"""

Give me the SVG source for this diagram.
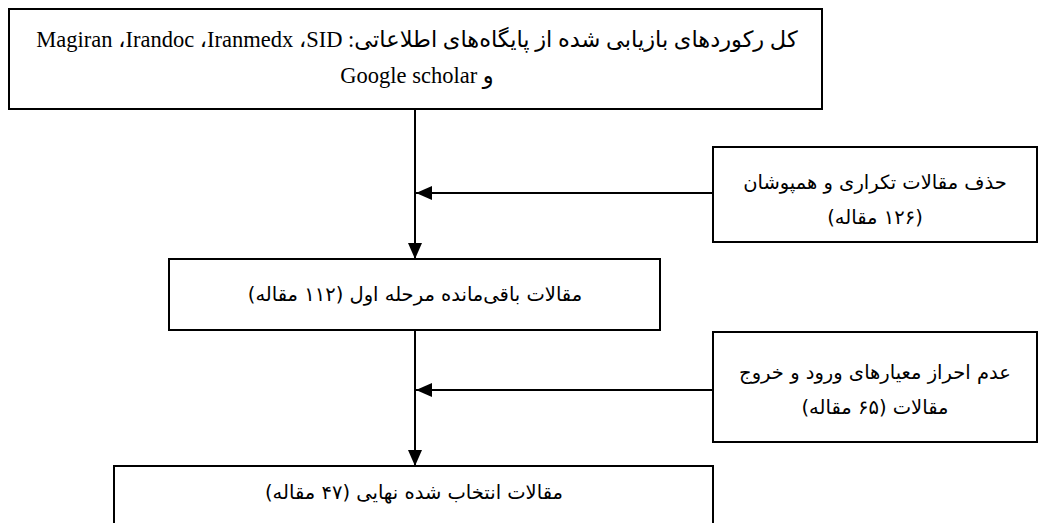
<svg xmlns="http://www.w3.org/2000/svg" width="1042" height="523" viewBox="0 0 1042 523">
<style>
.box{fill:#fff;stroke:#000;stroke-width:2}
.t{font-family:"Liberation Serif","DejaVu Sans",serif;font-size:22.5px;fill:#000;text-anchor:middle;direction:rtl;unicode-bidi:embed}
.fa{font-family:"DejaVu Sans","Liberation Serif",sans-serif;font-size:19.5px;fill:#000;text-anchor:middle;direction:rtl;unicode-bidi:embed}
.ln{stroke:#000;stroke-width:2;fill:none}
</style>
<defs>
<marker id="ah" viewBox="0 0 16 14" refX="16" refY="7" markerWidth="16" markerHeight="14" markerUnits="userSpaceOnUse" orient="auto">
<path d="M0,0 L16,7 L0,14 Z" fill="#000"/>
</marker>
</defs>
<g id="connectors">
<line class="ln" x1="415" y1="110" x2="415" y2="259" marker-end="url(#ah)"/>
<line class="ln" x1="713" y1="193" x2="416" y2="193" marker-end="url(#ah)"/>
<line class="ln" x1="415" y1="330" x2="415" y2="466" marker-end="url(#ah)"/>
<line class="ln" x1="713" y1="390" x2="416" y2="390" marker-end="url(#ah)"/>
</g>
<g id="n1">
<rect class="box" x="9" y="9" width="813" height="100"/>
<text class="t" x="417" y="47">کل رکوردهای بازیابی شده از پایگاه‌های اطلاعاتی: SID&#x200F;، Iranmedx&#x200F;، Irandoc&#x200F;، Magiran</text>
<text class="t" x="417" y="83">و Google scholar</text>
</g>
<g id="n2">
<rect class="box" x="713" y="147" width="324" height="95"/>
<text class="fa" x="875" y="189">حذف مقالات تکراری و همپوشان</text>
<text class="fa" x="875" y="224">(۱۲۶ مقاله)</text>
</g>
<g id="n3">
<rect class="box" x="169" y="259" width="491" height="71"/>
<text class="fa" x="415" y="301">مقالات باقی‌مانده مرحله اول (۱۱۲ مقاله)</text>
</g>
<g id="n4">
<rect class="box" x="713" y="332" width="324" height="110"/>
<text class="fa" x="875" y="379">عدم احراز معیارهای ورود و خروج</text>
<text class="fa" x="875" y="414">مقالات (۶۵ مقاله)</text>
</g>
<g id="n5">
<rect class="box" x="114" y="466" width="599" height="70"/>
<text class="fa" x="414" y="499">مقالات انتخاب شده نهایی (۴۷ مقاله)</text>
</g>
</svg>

"""
"""

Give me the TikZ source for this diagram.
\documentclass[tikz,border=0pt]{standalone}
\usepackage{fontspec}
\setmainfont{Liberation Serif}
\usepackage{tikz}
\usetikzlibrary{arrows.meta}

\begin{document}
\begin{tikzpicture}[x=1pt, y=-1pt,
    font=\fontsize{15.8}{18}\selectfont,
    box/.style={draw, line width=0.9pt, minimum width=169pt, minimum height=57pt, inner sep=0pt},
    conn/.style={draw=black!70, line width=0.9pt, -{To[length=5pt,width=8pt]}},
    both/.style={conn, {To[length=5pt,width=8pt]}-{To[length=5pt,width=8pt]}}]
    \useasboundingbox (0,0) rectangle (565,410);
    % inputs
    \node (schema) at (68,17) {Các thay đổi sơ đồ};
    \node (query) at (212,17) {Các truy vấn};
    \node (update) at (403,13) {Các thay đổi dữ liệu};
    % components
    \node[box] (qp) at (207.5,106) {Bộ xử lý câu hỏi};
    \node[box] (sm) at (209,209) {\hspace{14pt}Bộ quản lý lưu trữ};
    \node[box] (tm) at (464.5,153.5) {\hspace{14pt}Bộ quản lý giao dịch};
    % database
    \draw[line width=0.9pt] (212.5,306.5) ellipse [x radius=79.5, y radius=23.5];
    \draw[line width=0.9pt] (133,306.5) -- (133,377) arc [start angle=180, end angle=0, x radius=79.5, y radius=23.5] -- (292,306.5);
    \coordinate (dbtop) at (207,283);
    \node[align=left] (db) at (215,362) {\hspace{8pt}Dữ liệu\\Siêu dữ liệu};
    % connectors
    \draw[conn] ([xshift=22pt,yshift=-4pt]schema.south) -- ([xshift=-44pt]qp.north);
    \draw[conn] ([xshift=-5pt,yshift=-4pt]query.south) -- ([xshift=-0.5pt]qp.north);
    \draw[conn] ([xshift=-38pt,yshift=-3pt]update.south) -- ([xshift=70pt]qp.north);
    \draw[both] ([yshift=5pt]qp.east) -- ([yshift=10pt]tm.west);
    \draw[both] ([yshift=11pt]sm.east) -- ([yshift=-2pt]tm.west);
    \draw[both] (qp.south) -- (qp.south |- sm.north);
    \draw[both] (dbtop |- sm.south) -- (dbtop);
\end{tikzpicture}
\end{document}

"""

Sift the material for lines with the string "source". Copy each one found.

• **Answer to this problem**:
Give me the SVG source for this diagram.
Give me the TikZ source for this diagram.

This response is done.